Prayers on chairs banned in Bangladesh, sparking outrage
The Islamic Foundation, an autonomous government agency, issued the fatwa over the weekend
A ban on using chairs in mosques has provoked outrage in Muslim-majority Bangladesh, with critics saying it will exclude the elderly and infirm from prayers.
The Islamic Foundation, an autonomous government agency, issued the fatwa over the weekend, saying devotees must instead use prayer mats.
But the move has attracted criticism both from within the government and Muslim clerics.
Prime Minister Sheikh Hasina told a weekly cabinet meeting on Monday she was "stunned", according to media reports, while pro-opposition Islamic groups reacted with fury.

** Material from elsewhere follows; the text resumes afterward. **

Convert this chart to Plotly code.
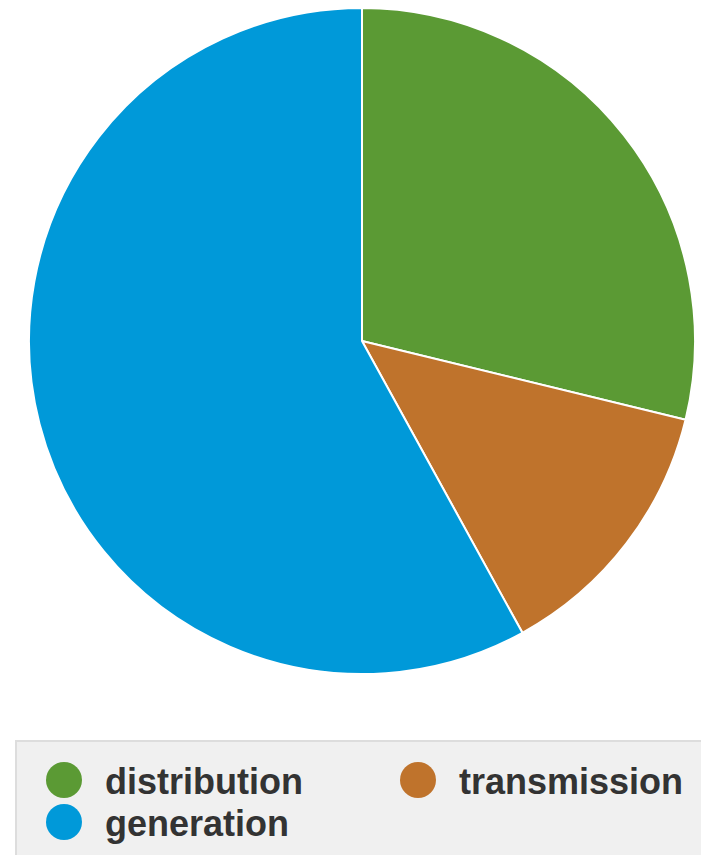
import plotly.graph_objects as go

categories = ["distribution", "transmission", "generation"]
values = [28.8, 13.2, 58.0]
colors = ["#5b9a34", "#bf732c", "#0099d9"]

# page body has an 8px margin; work in screen pixels and convert
OFF = 8
W, H = 701, 847

def px(x):
    return min(1, max(0, (x - OFF) / W))

def py(y):
    return min(1, max(0, 1 - (y - OFF) / H))

fig = go.Figure()
fig.add_trace(go.Pie(
    labels=categories,
    values=values,
    marker=dict(colors=colors, line=dict(color="white", width=2)),
    sort=False,
    direction="clockwise",
    rotation=0,
    textinfo="none",
    showlegend=False,
    domain=dict(x=[px(29), px(695)], y=[py(674), py(8)]),
))

shapes = [dict(type="rect", xref="paper", yref="paper",
               x0=px(16), x1=px(703), y0=-0.05, y1=py(741),
               fillcolor="#f0f0f0", line=dict(color="#dddddd", width=2), layer="below")]
annotations = []
positions = [(64, 780), (418, 780), (64, 822)]
for name, col, (cx, cy) in zip(categories, colors, positions):
    r = 18
    shapes.append(dict(type="circle", xref="paper", yref="paper",
                       x0=px(cx - r), x1=px(cx + r), y0=py(cy + r), y1=py(cy - r),
                       fillcolor=col, line=dict(width=0)))
    annotations.append(dict(text="<b>" + name + "</b>", xref="paper", yref="paper",
                            x=px(cx + 39), y=py(cy + 1), xanchor="left", yanchor="middle",
                            showarrow=False,
                            font=dict(family="Liberation Sans, Arial", size=36, color="#333333")))

fig.update_layout(
    width=W, height=H,
    margin=dict(l=0, r=0, t=0, b=0),
    paper_bgcolor="white",
    shapes=shapes,
    annotations=annotations,
)

fig.write_html("out.html")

"We strongly protest this faulty and fictitious fatwa," said a statement issued by a group of Islamic leaders and clerics.
"Chairs have been used for prayers in mosques for years," said Abdul Latif Nejami, one of the signatories.
Muslims in the conservative nation traditionally kneel on the floor to pray.
But in recent years most of the country's half a million mosques have allowed elderly and infirm worshippers to sit on chairs.
"They issued the edict by consulting with the traditions of Prophet Mohammed and his companions and practices over the centuries," the head of the Islamic Foundation Shamim Afzal told AFP.
Afzal said chairs spoiled the beauty of the mosques, and that there had been a similar move to ban them in India.
"There are no instances of the Prophet praying while sitting on a chair," he said.